▸ Work to do: Write out the listing from the line with "Clone this chart in matplotlib." to the line with "y_ticks = [0, 5, 10, 15, 20, 25, 30, 35]", both lines included, exactly and nothing beyond. Leave pictures out.

>>

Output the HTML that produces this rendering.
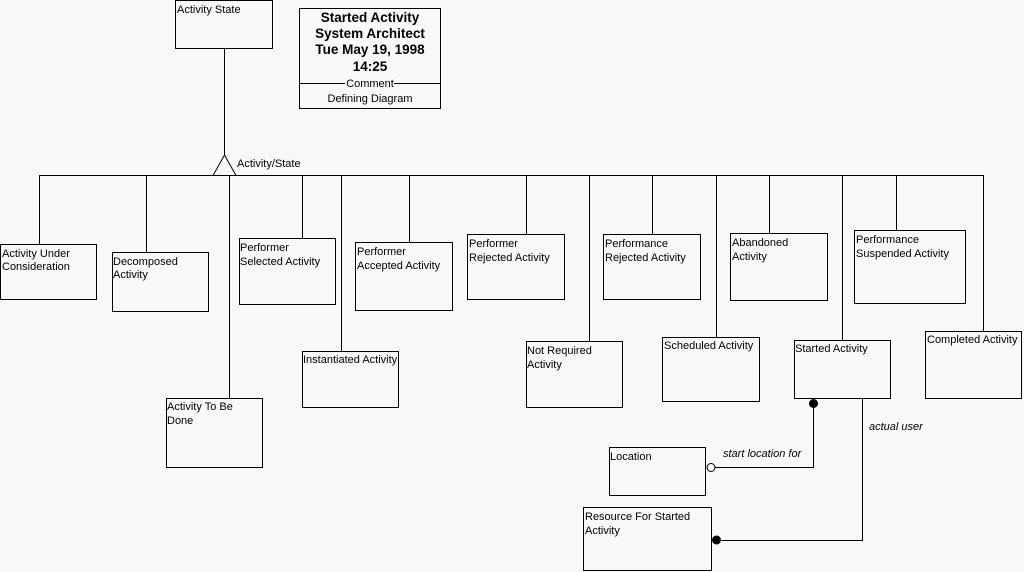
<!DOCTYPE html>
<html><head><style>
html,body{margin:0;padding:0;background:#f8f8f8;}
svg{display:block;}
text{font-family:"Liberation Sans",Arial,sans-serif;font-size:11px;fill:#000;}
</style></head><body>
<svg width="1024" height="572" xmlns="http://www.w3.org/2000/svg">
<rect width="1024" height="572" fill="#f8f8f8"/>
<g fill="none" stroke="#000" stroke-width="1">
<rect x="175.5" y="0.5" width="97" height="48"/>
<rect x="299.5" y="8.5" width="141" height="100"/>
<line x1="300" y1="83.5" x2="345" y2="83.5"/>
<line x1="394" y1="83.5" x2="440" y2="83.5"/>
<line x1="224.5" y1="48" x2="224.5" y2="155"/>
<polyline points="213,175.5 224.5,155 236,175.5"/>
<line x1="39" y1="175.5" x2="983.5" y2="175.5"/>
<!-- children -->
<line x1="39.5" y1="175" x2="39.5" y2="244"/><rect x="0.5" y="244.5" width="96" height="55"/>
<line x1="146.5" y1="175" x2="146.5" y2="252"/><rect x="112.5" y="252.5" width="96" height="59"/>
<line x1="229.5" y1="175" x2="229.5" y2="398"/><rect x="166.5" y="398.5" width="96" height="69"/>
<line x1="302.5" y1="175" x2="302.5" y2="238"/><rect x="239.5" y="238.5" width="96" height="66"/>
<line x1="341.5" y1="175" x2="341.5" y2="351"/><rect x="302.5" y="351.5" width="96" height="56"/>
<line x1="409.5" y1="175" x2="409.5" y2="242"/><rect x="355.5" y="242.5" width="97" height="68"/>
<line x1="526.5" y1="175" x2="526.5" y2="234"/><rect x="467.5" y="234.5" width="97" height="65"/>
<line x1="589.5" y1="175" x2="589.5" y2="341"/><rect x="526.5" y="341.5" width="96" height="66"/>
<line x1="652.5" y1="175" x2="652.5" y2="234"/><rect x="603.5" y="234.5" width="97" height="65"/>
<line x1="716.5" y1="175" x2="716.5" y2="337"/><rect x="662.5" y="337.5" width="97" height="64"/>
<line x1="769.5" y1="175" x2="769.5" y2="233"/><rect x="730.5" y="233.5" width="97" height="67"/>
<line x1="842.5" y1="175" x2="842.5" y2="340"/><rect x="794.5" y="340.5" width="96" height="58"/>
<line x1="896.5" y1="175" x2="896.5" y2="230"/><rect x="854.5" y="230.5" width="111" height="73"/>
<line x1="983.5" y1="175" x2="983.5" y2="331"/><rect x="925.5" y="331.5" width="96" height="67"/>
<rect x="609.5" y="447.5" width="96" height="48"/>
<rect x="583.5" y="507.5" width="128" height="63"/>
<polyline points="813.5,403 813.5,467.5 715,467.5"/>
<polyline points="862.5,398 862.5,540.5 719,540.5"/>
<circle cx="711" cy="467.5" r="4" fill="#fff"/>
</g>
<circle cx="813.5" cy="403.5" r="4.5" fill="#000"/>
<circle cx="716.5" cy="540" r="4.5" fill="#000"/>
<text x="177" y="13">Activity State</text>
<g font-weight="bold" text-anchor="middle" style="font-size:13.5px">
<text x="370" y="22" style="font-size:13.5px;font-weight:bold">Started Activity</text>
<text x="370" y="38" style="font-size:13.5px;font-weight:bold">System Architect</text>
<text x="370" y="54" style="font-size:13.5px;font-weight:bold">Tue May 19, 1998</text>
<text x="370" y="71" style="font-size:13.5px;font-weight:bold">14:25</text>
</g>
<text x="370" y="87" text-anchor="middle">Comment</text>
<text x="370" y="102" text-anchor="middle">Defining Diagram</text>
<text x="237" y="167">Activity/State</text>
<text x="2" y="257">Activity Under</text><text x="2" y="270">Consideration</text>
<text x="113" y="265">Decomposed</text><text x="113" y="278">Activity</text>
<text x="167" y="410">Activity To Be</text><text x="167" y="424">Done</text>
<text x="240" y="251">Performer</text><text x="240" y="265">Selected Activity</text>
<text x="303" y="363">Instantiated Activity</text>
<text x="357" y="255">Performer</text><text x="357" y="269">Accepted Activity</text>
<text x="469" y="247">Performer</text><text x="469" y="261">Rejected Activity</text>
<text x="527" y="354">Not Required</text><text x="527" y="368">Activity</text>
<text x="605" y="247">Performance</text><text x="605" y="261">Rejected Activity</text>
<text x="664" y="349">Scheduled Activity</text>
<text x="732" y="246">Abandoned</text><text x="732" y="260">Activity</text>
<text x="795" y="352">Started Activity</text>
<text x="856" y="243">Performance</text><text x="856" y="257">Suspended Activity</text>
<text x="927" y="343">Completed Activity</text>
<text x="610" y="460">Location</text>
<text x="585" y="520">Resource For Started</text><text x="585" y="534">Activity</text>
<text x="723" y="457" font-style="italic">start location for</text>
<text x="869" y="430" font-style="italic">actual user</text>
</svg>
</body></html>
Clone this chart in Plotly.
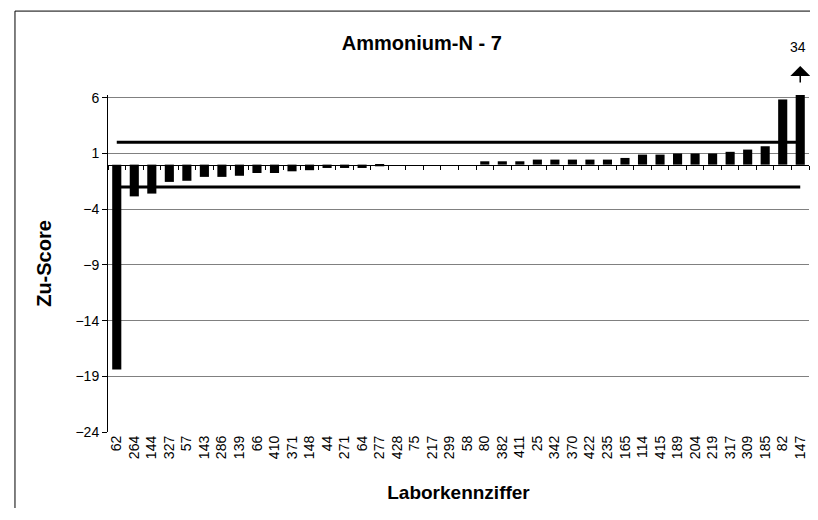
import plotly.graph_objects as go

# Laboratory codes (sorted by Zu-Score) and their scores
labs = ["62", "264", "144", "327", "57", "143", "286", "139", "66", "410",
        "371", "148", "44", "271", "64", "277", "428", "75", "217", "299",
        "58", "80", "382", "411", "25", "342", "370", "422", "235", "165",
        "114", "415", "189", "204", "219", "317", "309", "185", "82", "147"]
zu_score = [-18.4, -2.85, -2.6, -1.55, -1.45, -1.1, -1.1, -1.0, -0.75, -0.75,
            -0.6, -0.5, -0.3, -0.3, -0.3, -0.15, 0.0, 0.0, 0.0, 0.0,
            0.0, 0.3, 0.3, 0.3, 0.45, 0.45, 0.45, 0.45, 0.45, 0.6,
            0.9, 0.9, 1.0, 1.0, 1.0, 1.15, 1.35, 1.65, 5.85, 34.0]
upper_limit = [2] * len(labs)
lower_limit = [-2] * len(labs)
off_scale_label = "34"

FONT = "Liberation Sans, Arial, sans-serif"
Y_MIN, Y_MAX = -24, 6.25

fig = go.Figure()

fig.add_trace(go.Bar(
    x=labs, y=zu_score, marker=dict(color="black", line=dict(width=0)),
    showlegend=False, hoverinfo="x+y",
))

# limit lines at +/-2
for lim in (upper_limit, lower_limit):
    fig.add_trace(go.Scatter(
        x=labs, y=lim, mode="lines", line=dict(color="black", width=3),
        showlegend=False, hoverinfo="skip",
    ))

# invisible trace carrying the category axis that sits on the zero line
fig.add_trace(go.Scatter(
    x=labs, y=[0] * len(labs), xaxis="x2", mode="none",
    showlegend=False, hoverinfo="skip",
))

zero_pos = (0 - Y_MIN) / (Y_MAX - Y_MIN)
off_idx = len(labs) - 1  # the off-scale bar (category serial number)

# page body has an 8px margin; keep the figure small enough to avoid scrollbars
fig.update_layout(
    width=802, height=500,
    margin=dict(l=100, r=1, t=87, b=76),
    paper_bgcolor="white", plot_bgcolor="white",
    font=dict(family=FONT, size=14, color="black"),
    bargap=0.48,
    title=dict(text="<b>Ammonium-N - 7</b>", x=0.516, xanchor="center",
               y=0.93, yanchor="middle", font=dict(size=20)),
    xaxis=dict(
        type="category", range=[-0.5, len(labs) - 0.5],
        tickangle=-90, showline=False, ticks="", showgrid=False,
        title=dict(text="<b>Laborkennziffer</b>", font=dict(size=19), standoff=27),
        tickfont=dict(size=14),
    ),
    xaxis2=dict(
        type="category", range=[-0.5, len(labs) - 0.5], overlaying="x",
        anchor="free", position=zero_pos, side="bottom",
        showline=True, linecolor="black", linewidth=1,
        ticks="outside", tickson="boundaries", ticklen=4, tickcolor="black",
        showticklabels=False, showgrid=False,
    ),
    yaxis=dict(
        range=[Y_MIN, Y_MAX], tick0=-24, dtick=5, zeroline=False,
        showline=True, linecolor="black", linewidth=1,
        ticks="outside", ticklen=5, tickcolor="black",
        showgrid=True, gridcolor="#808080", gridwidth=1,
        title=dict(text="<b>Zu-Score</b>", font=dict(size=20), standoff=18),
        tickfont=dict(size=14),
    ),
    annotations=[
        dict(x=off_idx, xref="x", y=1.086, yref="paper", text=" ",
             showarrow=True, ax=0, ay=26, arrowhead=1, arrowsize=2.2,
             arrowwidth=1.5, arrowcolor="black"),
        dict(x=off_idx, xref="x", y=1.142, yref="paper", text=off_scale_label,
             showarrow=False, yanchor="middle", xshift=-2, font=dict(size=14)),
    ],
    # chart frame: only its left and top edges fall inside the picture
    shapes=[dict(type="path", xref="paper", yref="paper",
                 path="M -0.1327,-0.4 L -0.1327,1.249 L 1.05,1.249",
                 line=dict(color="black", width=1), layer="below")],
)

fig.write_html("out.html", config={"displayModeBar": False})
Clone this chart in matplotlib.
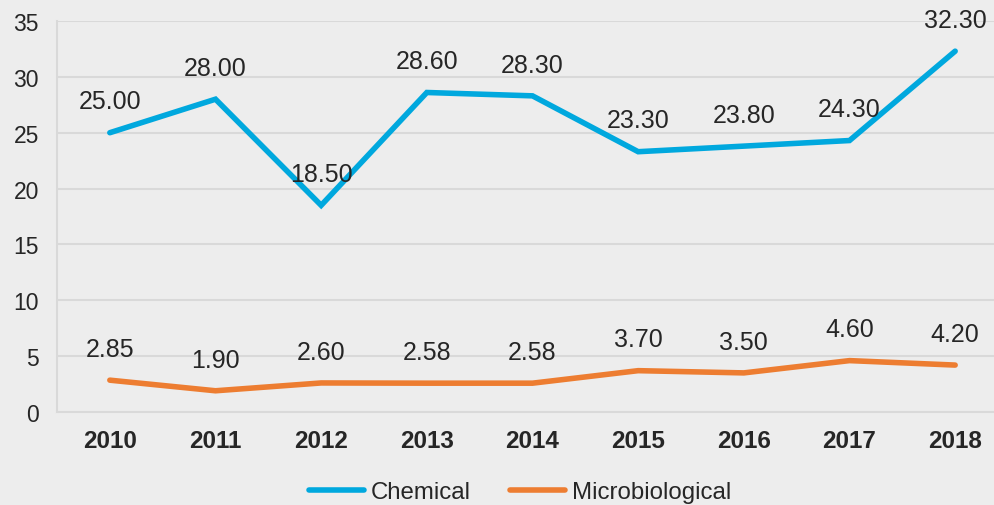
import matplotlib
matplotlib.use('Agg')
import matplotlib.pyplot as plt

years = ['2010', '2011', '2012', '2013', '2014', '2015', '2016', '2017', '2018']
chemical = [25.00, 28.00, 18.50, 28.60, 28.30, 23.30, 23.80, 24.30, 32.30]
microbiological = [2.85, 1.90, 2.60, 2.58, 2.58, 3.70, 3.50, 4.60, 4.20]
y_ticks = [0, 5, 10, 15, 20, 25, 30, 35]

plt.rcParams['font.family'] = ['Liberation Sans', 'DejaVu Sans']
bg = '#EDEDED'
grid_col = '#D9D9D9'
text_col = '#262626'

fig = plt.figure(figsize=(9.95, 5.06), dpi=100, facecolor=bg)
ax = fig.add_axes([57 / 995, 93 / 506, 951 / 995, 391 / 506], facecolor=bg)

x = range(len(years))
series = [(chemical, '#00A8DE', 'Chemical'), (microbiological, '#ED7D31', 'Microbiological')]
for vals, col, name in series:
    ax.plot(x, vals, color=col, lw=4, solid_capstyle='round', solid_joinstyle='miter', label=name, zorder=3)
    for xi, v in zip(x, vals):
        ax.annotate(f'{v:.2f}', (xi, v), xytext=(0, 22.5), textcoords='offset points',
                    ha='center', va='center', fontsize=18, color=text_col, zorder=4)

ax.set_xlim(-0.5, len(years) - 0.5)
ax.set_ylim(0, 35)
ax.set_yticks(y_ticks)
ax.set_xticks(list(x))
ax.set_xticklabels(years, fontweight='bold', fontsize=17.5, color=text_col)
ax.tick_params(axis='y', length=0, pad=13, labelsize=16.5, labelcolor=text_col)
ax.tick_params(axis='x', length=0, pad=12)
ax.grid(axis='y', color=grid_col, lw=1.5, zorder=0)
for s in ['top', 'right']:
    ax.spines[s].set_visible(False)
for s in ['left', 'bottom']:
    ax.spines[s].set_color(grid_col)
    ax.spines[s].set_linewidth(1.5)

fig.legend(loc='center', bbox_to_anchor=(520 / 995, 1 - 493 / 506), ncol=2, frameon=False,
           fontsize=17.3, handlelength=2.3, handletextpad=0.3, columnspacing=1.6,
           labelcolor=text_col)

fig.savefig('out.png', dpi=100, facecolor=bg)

<<

▸ Correct output:
Clone this chart in matplotlib.
import matplotlib
matplotlib.use('Agg')
import matplotlib.pyplot as plt

years = ['2010', '2011', '2012', '2013', '2014', '2015', '2016', '2017', '2018']
chemical = [25.00, 28.00, 18.50, 28.60, 28.30, 23.30, 23.80, 24.30, 32.30]
microbiological = [2.85, 1.90, 2.60, 2.58, 2.58, 3.70, 3.50, 4.60, 4.20]
y_ticks = [0, 5, 10, 15, 20, 25, 30, 35]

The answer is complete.